Discriminatory practices against white and rural owned dealerships during the reorganization of GM and Chrysler

Defrauding GM bondholders to benefit the UAW wasn’t the only scam Obama had pulled during the auto industry collapse. His administration also actively discriminated against white and rural owned dealerships during the politically directed reorganization of GM and Chrysler.

As part of their return to profitability plans submitted to the Secretary of the Treasury, car czar Rattner and White House consultant Ron Bloom in June 2009 called for the closing of 1,454 (30%) GM dealerships while committing Chrysler to shutting down 789 (25%). Even though one industry official claimed that “GM would usually save ‘not one damn cent’ by closing any particular dealership”, it was thought that having fewer, more profitable dealerships would “increase dealer profits, allowing for recruitment and retention for the best retail talent and more effective local marketing initiatives”.

The U.S. Treasury became the world’s largest car maker when it directly asserted itself in the reorganization of GM and Chrysler. Calling for a more “realistic” view of future auto sales, the Treasury ordered GM to “steer the company away from trucks and sport utility vehicles (“SUVs”), which had high margins but were declining in popularity”. As usual the Obama administration got it all wrong when SUV sales powered the auto industry’s return to profitability in 2010. On the other hand the electric powered Chevy Volt, which benefited from $400 million in taxpayer funded development costs, $7,500 in federal tax credits, and extensive promoting by Obama himself sold a total of 125 units in July 2011.

When the administration wasn’t trying to get the car companies to commit suicide, it was busy picking winners and losers in the great dealership sweepstakes. According to TARP Special Inspector General Neal M. Barofsky, Rattner and Bloom admitted “they did not consider cost savings to be a factor in determining the need for dealership closures.” While profitability, the mainstay of American capitalism, played no role in determining who got to keep their multi-million dollar business, “minority- or woman-owned dealerships” were given preferential treatment.

Barofsky also uncovered “that while metro areas were oversaturated with GM and Chrysler dealerships and reductions were needed in these areas, this was not the case in rural areas where GM and Chrysler had an advantage over their import competitors.” Even though there was no economic incentive to do so, “close to half of all of the GM dealerships identified for termination were in rural areas.”

Writing for American Thinker William Tate smelled a rat:

That is where raw, hard, sewage-filled Chicago politics came into play.

Records indicate that in 2008, Obama lost the vote totals in the nation’s 1,300 rural counties by nearly 80%.

The Obama administration’s insistence on radical numbers of closures ended up shuttering dealerships in those rural areas disproportionately, while dealerships and jobs in metro areas — Obama’s geographical base — were left open.

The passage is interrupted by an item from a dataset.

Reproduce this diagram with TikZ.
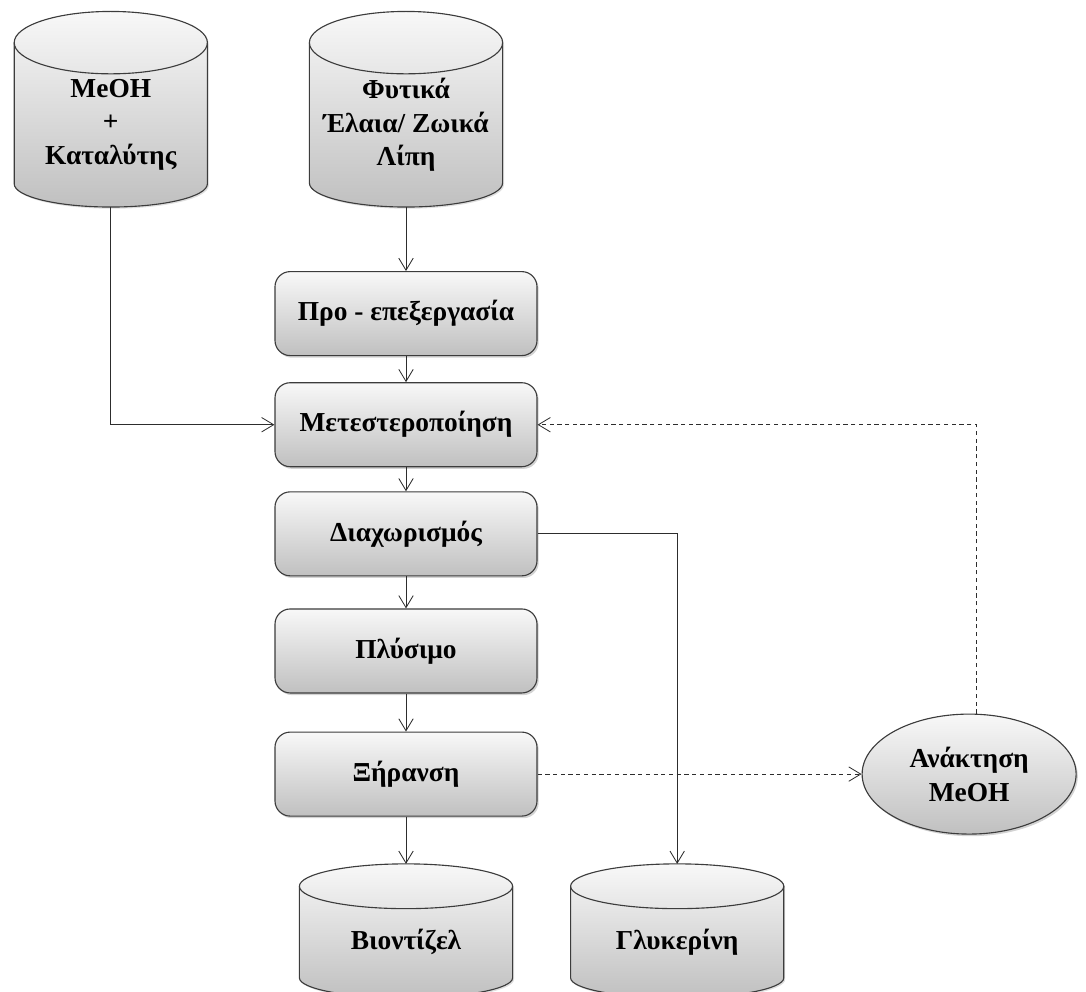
\documentclass[tikz,border=0pt]{standalone}
\usepackage{fontspec}
\setmainfont{Liberation Serif}
\usepackage{tikz}
\usetikzlibrary{shapes.geometric, arrows.meta, positioning, shadows, backgrounds}
\definecolor{boxtop}{RGB}{248, 248, 248}
\definecolor{boxbottom}{RGB}{192, 192, 192}
\definecolor{boxborder}{RGB}{60, 60, 60}
\definecolor{linecolor}{RGB}{45, 45, 45}
\tikzstyle{process} = [rectangle, rounded corners=0.38cm, minimum width=6.55cm, minimum height=2.1cm,
                       text centered, draw=boxborder, line width=0.8pt, top color=boxtop, bottom color=boxbottom,
                       drop shadow={opacity=0.35, shadow xshift=1.2pt, shadow yshift=-1.5pt},
                       font=\fontsize{19.5}{24}\selectfont\bfseries]
\tikzstyle{tank} = [rectangle, inner sep=0pt, outer sep=0pt, align=center,
                    font=\fontsize{19.5}{24}\selectfont\bfseries]
\tikzstyle{tankbody} = [draw=boxborder, line width=0.8pt, top color=boxtop, bottom color=boxbottom,
                        drop shadow={opacity=0.25, shadow xshift=1pt, shadow yshift=-1.2pt}]
\tikzstyle{tankline} = [draw=boxborder, line width=0.8pt]
\tikzstyle{recover} = [ellipse, minimum width=5.35cm, minimum height=3cm, align=center, draw=boxborder,
                       line width=0.8pt, top color=boxtop, bottom color=boxbottom,
                       drop shadow={opacity=0.35, shadow xshift=1.2pt, shadow yshift=-1.5pt},
                       font=\fontsize{19.5}{24}\selectfont\bfseries]
\tikzstyle{arrow} = [-{Straight Barb[length=3mm, width=3.6mm]}, line width=0.6pt, draw=linecolor]
\tikzstyle{dasharrow} = [arrow, dash pattern=on 3pt off 2.5pt]

\begin{document}
\begin{tikzpicture}[node distance=0.65cm and 2cm]
    \useasboundingbox (0,0) rectangle (27.15,-24.8);
    % Process steps
    \node[process] (pretreat) at (10.15,-7.84) {Προ - επεξεργασία};
    \node[process, below=0.65cm of pretreat] (transest) {Μετεστεροποίηση};
    \node[process, below=0.6cm of transest] (separation) {Διαχωρισμός};
    \node[process, below=0.8cm of separation] (washing) {Πλύσιμο};
    \node[process, below=0.95cm of washing] (drying) {Ξήρανση};

    % Storage tanks (body only, the cap is drawn below)
    \node[tank, minimum width=4.83cm, minimum height=4.11cm, above=1.6cm of pretreat] (oils) {Φυτικά\\Έλαια/ Ζωικά\\Λίπη};
    \node[tank, minimum width=4.83cm, minimum height=4.11cm, left=2.55cm of oils] (methanol) {MeOH\\+\\Καταλύτης};
    \node[tank, minimum width=5.33cm, minimum height=2.79cm, below=1.74cm of drying] (biodiesel) {Βιοντίζελ};
    \node[tank, minimum width=5.33cm, minimum height=2.79cm, right=1.45cm of biodiesel] (glycerin) {Γλυκερίνη};

    % Methanol recovery
    \node[recover, right=8.1cm of drying] (recovery) {Ανάκτηση\\MeOH};

    % Tank outlines
    \begin{scope}[on background layer]
        \foreach \tk/\rx/\rtop/\rbot in {methanol/2.415/0.78/0.58, oils/2.415/0.78/0.6,
                                        biodiesel/2.665/0.56/0.5, glycerin/2.665/0.56/0.5} {
            \path[tankbody] (\tk.north west) -- ([yshift=\rbot cm]\tk.south west)
                arc[start angle=180, end angle=360, x radius=\rx cm, y radius=\rbot cm]
                -- (\tk.north east)
                arc[start angle=0, end angle=180, x radius=\rx cm, y radius=\rtop cm] -- cycle;
            \draw[tankline] (\tk.north west) arc[start angle=180, end angle=360, x radius=\rx cm, y radius=\rtop cm];
        }
    \end{scope}

    % Flow
    \draw[arrow] (oils) -- (pretreat);
    \draw[arrow] (pretreat) -- (transest);
    \draw[arrow] (methanol.south) |- (transest.west);
    \draw[arrow] (transest) -- (separation);
    \draw[arrow] (separation) -- (washing);
    \draw[arrow] (washing) -- (drying);
    \draw[arrow] (drying) -- ([yshift=0.56cm]biodiesel.north);
    \draw[arrow] (separation.east) -| ([yshift=0.56cm]glycerin.north);
    \draw[dasharrow] (drying.east) -- (recovery.west);
    \draw[dasharrow] ([xshift=0.18cm]recovery.north) |- (transest.east);
\end{tikzpicture}
\end{document}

The administration’s use of racially and rurally discriminatory practices ultimately caught the attention of Congress. Even though the House and Senate were under Democrat control, in late 2009 legislation was passed that provided a neutral arbitration process for dealerships who believed they had been unjustly forced to close by the government. The bill was signed into law by Obama in Dec 2009, most likely to save his administration from another embarrassing defeat in court. Over 600 GM and 50 Chrysler dealerships were ultimately allowed to remain open.

It would seem GM learned a lot from its relationship with the Obama administration, most importantly that “all contracts are equal, but some are more equal than others”. During the height of the government’s involvement with GM Obama promised auto buyers “If you buy a car from Chrysler or General Motors, you will be able to get your car serviced and repaired just like always. Your warranty will be safe. In fact, it will be safer than it has ever been. Because starting today, the United States will stand behind your warranty.”

Obama’s word to car buyers turned out to be as solid as his commitment to Rev. Wright when a suspension problem developed on 400,000 Chevy Impalas from model years 2007 and 2008. Following the auto company’s reemergence from bankruptcy in 2011, GM refused to pay for the fix arguing “new GM did not assume responsibility for Old GM’s design choices, conduct, or alleged breaches of liability under the warranty”.